UNO. Esta historia, a veces, es archiconocida, aunque siempre se omite algún detalle como el de la canción de apertura. Esa noche, la cadena CBS emitió una adaptación radial de La guerra de los mundos, obra escrita por H.G. Wells, británico y probablemente ajeno al tango y a los ravioles con tuco. El joven autor, que apenas superaba los 20, convirtió un libreto en una disección de la credulidad colectiva. El programa simulaba ser una transmisión noticiosa interrumpida por boletines urgentes: supuestos astrónomos, extraños cilindros que caían del cielo, corresponsales que reportaban una invasión alienígena en Nueva Jersey. Porque los marcianos, evidentemente, tienen un pésimo sentido de la geografía.

La audiencia, en su mayoría gente con cena en el horno y fe en la radio, creyó cada palabra. Sobre todo aquellos que sintonizaron tarde, perdiéndose el anuncio inicial que aclaraba que era ficción. Hubo estampidas, rezos, suicidios y algún que otro vecino que, fusil en mano, esperó detrás del rosal a ver si aparecía un marciano con acento raro.

Y todo había comenzado con «La Cumparsita». Welles, como un ilusionista que ofrece una copa de vino antes de serruchar a su asistente, eligió ese tango melancólico como música de apertura. No era casual. Esa melodía dulce, dolida, extranjera pero familiar, servía como puerta sonora a lo inesperado. Como si alguien te ofreciera un mate antes de contarte que viene el Apocalipsis.

Más que un susto, fue la primera gran fake news con producción artística. Una obra maestra del pánico colectivo. Y también una advertencia: bajo una voz grave y una sintonía elegante, puede esconderse cualquier locura.

DOS. «La Cumparsita» fue compuesta en 1916 por Gerardo Matos Rodríguez, un muchacho montevideano más preocupado por el bandoneón que por los planos arquitectónicos que le exigía la facultad. En su forma original era una marchita estudiantil, casi como el himno de una barra brava culta, pero la intervención lírica de Pascual Contursi la transformó en un tango universal, llorado en 100 idiomas y bailado en mil despedidas.

Argentina y Uruguay se la disputan como padres divorciados que se pelean por la tenencia del hijo prodigio. Pero lo cierto es que «La Cumparsita» es rioplatense, fronteriza, tan compartida como el mate lavado de oficina. En los años treinta, el tango era una exportación más sólida que la carne congelada. París, Berlín, Varsovia: todas las ciudades importantes tenían una orquesta que tocaba tangos con más o menos acento. Era el sonido del desgarro elegante. «La Cumparsita», en particular, era la canción que se tocaba al final de la noche, cuando la fiesta ya se había roto como vaso de vidrio fino.

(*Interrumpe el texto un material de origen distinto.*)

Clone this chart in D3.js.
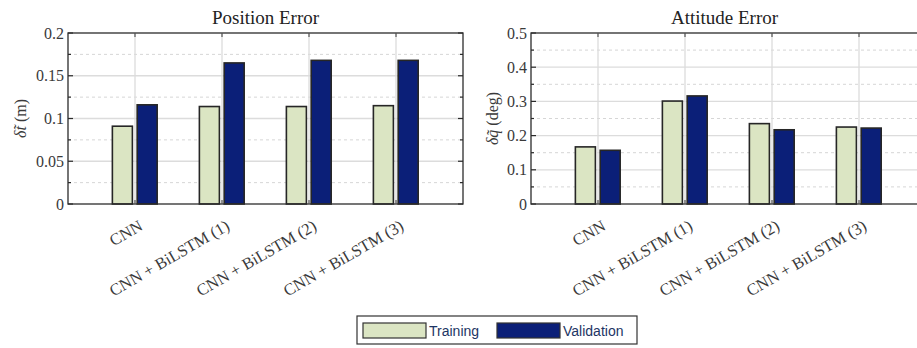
<!DOCTYPE html>
<html>
<head>
<meta charset="utf-8">
<script src="https://cdn.jsdelivr.net/npm/d3@7"></script>
<style>
  html, body { margin: 0; padding: 0; background: #fff; }
  svg { display: block; }
</style>
</head>
<body>
<svg id="chart" width="917" height="348"></svg>
<script>
// Model variants compared in both panels
const categories = ["CNN", "CNN + BiLSTM (1)", "CNN + BiLSTM (2)", "CNN + BiLSTM (3)"];
const seriesNames = ["Training", "Validation"];

// Position error (m)
const posTraining   = [0.091, 0.114, 0.114, 0.115];
const posValidation = [0.116, 0.165, 0.168, 0.168];
const posTicks = [0, 0.05, 0.1, 0.15, 0.2];
const posTickLabels = ["0", "0.05", "0.1", "0.15", "0.2"];

// Attitude error (deg)
const attTraining   = [0.167, 0.301, 0.235, 0.225];
const attValidation = [0.157, 0.316, 0.217, 0.222];
const attTicks = [0, 0.1, 0.2, 0.3, 0.4, 0.5];
const attTickLabels = ["0", "0.1", "0.2", "0.3", "0.4", "0.5"];

const colors = ["#dbe5c3", "#0b1f78"];
const serif = "'Liberation Serif', 'Times New Roman', serif";
const textCol = "#3a3a3a";

const svg = d3.select("#chart");

function panel(opts) {
  const { left, top, width, height, yMax, ticks, tickLabels, training, validation, title, ylabel } = opts;
  const g = svg.append("g");
  const x = d3.scaleLinear().domain([0.23, 4.77]).range([left, left + width]);
  const y = d3.scaleLinear().domain([0, yMax]).range([top + height, top]);
  const step = ticks[1] - ticks[0];
  const minor = ticks.slice(0, -1).map(t => t + step / 2);

  // plot background
  g.append("rect").attr("x", left).attr("y", top).attr("width", width).attr("height", height)
    .attr("fill", "#fff");

  // minor grid (dashed)
  g.selectAll(".minor").data(minor).join("line")
    .attr("x1", left).attr("x2", left + width)
    .attr("y1", d => y(d)).attr("y2", d => y(d))
    .attr("stroke", "#d6d6d6").attr("stroke-width", 1).attr("stroke-dasharray", "3,3");
  // major grid
  g.selectAll(".major").data(ticks.slice(1, -1)).join("line")
    .attr("x1", left).attr("x2", left + width)
    .attr("y1", d => y(d)).attr("y2", d => y(d))
    .attr("stroke", "#dcdcdc").attr("stroke-width", 1.3);
  // vertical grid at categories
  g.selectAll(".vgrid").data(categories).join("line")
    .attr("x1", (d, i) => x(i + 1)).attr("x2", (d, i) => x(i + 1))
    .attr("y1", top).attr("y2", top + height)
    .attr("stroke", "#dcdcdc").attr("stroke-width", 1.3);

  // bars
  const bw = 0.23;
  const offs = [-0.26, 0.025];
  [training, validation].forEach((vals, s) => {
    g.selectAll(".bar" + s).data(vals).join("rect")
      .attr("x", (d, i) => x(i + 1 + offs[s]))
      .attr("width", x(bw) - x(0))
      .attr("y", d => y(d))
      .attr("height", d => y(0) - y(d))
      .attr("fill", colors[s])
      .attr("stroke", "#262626").attr("stroke-width", 1.6);
  });

  // axis box
  g.append("rect").attr("x", left).attr("y", top).attr("width", width).attr("height", height)
    .attr("fill", "none").attr("stroke", "#2b2b2b").attr("stroke-width", 1.3);

  // inward ticks: left & right (major + minor)
  const tickData = ticks.map(t => ({ v: t, len: 5 })).concat(minor.map(t => ({ v: t, len: 3 })));
  g.selectAll(".tl").data(tickData).join("line")
    .attr("x1", left).attr("x2", d => left + d.len)
    .attr("y1", d => y(d.v)).attr("y2", d => y(d.v))
    .attr("stroke", "#2b2b2b").attr("stroke-width", 1.2);
  g.selectAll(".tr").data(tickData).join("line")
    .attr("x1", left + width).attr("x2", d => left + width - d.len)
    .attr("y1", d => y(d.v)).attr("y2", d => y(d.v))
    .attr("stroke", "#2b2b2b").attr("stroke-width", 1.2);
  // category ticks top & bottom
  categories.forEach((c, i) => {
    g.append("line").attr("x1", x(i + 1)).attr("x2", x(i + 1))
      .attr("y1", top).attr("y2", top + 4).attr("stroke", "#555").attr("stroke-width", 1.2);
    g.append("line").attr("x1", x(i + 1)).attr("x2", x(i + 1))
      .attr("y1", top + height).attr("y2", top + height - 4).attr("stroke", "#555").attr("stroke-width", 1.2);
  });

  // y tick labels
  g.selectAll(".ytl").data(ticks).join("text")
    .attr("x", left - 4).attr("y", d => y(d))
    .attr("dy", "0.35em").attr("text-anchor", "end")
    .attr("font-family", serif).attr("font-size", 16).attr("fill", textCol)
    .text((d, i) => tickLabels[i]);

  // rotated category labels
  g.selectAll(".xtl").data(categories).join("text")
    .attr("transform", (d, i) => `translate(${x(i + 1) + 3},${top + height + 15}) rotate(-30)`)
    .attr("text-anchor", "end").attr("dy", "0.7em")
    .attr("font-family", serif).attr("font-size", 16.5).attr("fill", textCol)
    .text(d => d);

  // title
  g.append("text").attr("x", left + width / 2 - (opts.titleShift || 0)).attr("y", top - 9)
    .attr("text-anchor", "middle")
    .attr("font-family", serif).attr("font-size", 19).attr("fill", "#222")
    .text(title);

  // y label
  const yl = g.append("text")
    .attr("transform", `translate(${opts.ylabelX},${top + height / 2}) rotate(-90)`)
    .attr("text-anchor", "middle")
    .attr("font-family", serif).attr("font-size", 16).attr("fill", textCol);
  yl.append("tspan").attr("font-style", "italic").text(ylabel[0]);
  yl.append("tspan").text(ylabel[1]);
}

panel({
  left: 68, top: 33, width: 395, height: 171, yMax: 0.2,
  ticks: posTicks, tickLabels: posTickLabels,
  training: posTraining, validation: posValidation,
  title: "Position Error", ylabel: ["δt\u0303", " (m)"], ylabelX: 26
});

panel({
  left: 531, top: 33, width: 395, height: 171, yMax: 0.5,
  ticks: attTicks, tickLabels: attTickLabels,
  training: attTraining, validation: attValidation,
  title: "Attitude Error", ylabel: ["δq\u0303", " (deg)"], ylabelX: 498, titleShift: 4
});

// legend
const lg = svg.append("g");
lg.append("rect").attr("x", 357).attr("y", 316).attr("width", 280).attr("height", 28)
  .attr("fill", "#fff").attr("stroke", "#333").attr("stroke-width", 1.2);
const legendX = [363, 497];
seriesNames.forEach((name, i) => {
  lg.append("rect").attr("x", legendX[i]).attr("y", 323).attr("width", 63).attr("height", 15)
    .attr("fill", colors[i]).attr("stroke", "#333").attr("stroke-width", 1.2);
  lg.append("text").attr("x", legendX[i] + 66).attr("y", 331).attr("dy", "0.35em")
    .attr("font-family", "'Liberation Sans', Arial, sans-serif").attr("font-size", 14)
    .attr("fill", "#1d3564").text(name);
});
</script>
</body>
</html>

En una época donde tener un disco importado era más valioso que tener un tío en la aduana, abrir el programa en Nueva York con un tango exquisito era un guiño de distinción. Como decir:»relájese, señora, esto es arte con perfume extranjero». Y ahí va el giro: mientras los norteamericanos temblaban por una guerra interplanetaria, un uruguayo, sin saberlo, les vendía el fondo musical del desastre. ¡Qué tal, bó! Vamo’ arriba la Celeste… y los aliens.

TRES. La emisión de Welles fue más que un éxito radial. Fue un laboratorio emocional. Una prueba de que, si se modula con autoridad, se puede convencer a un país de casi cualquier cosa: que los extraterrestres están en Nueva Jersey, que el dólar es estable, o que algunos presidentes pueden hablar sin teleprompter.

Ochenta y pico de años después, se baila la misma danza de la credulidad. Solo que el locutor se llama algoritmo y no tiene pausa publicitaria. Las redes sociales remplazaron el aparato de radio, pero la lógica es idéntica: una voz sin rostro nos grita qué temer, a quién odiar, por qué compartir.

La Cumparsita funcionó como carnada emocional. Un umbral sonoro que preparó al oyente para lo inaudito. Lo que siguió fue un desborde, un desliz colectivo. ¿Cuántas veces ha vuelto a suceder? ¿Con qué excusas nuevas? ¿Qué músicas nos abren hoy las puertas del engaño? Vivimos en un tiempo en que las noticias se digieren sin masticar, donde la emoción manda y el contexto molesta. Y sin embargo, se confía. Porque al final, nadie quiere que le digan la verdad. Lo que se quiere, como a veces en el amor, es que se cante y endulce el oído. Y de ser posible con bandoneón. Y ahí está el verdadero milagro: que una canción de 1916, nacida entre cafés y boletos de tranvía, terminara siendo la banda sonora del fin del mundo… aunque solo fuera por radio.